When I was younger summer vacation was THE thing I looked forward to. I spent all school year excited for summer time bliss, the freedom to do what I wanted and spend the days with friends, and bask in the warm glow of sunshine and contentment. When I grew up a little bit my view didn't change too much because I was actually working at a school, so I was able to experience that same excitement and energy in the anticipation of summer break. When I became a new mom every day seemed the same, so when summer came it just meant that it was warmer, my life didn't really change a whole lot. As my little babies became little girls I heard other moms talking about how they dreaded summer break. I could never wrap my head around this. How could you not be excited to have your kids home with you all day after having them gone so much of the day at school?

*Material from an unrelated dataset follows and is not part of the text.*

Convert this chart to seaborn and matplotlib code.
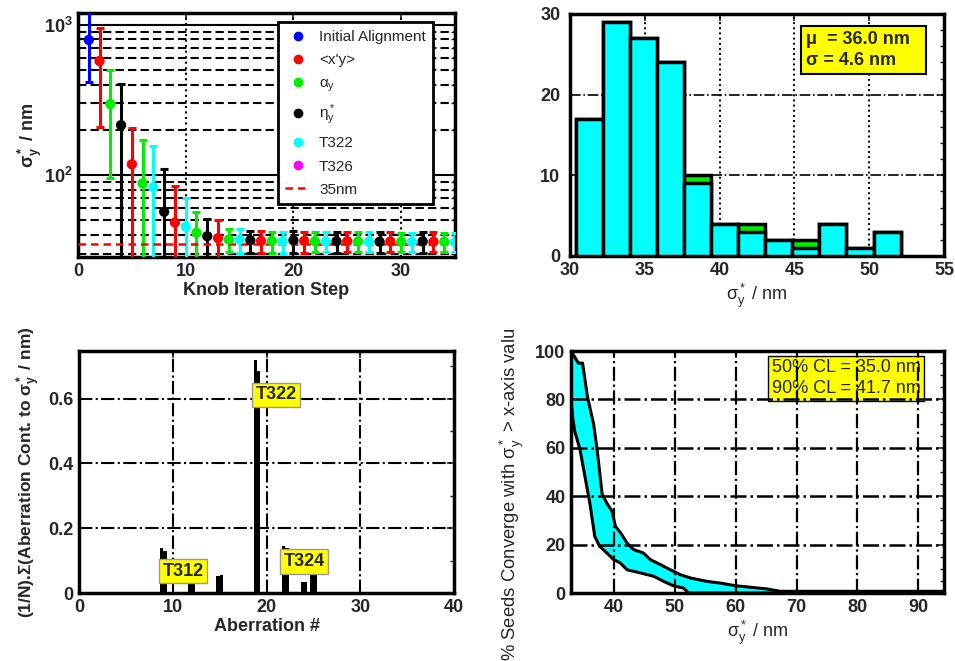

This last year was my first taste of having a child in school. My Baby Bug went off to Kindergarten. We both loved it. My daughter truly thirsts for knowledge and really loved going to school. I enjoyed having a little more free time and more one-on-one time with my Baby Bear. All this being said, I still looked forward to having my Bug home all day again and being able to spend more time with her. Well...I am here to make it known to the world that I have once again learned not to judge or think critically of all those moms who said they couldn't wait for school to start again. I find it much like the epiphany I had about those moms who were dragging kids through the grocery store in mismatched clothing and food goobers smeared across their faces, one day I just realized I WAS that mom! I have become that mom that looks forward to school starting again. I find myself asking how this happened. Only a year ago I had both girls at home EVERY DAY and it didn't seem like such a big deal. How is it that one year of school can change that? Now, from the moment my girls wake up (which is WAY too early) I'm desperately trying to tread water in the whirlpool of life. There are moments when I have clung to Pinterest like some kind of life preserver, searching for activities to keep my little ones busy while I scramble to get one or two things accomplished. I feel my sanity slowly unraveling. Oh, and my writing? Yeah, not happening. There are moments I hardly feel like I have time to breathe. Please tell me, all you more experienced mothers, that it gets easier as your kids get older, lie if you have to! Just kidding, I know life is never really going to slow down, at least not while my kids live at home, but I do hope that I am able to get myself to a point where I know what to do with myself in the midst of all the chaos.
All that being said, I really do love having both my girls home and I treasure my time with both of them. I feel very blessed to have them.
What are some of your favorite summer activities?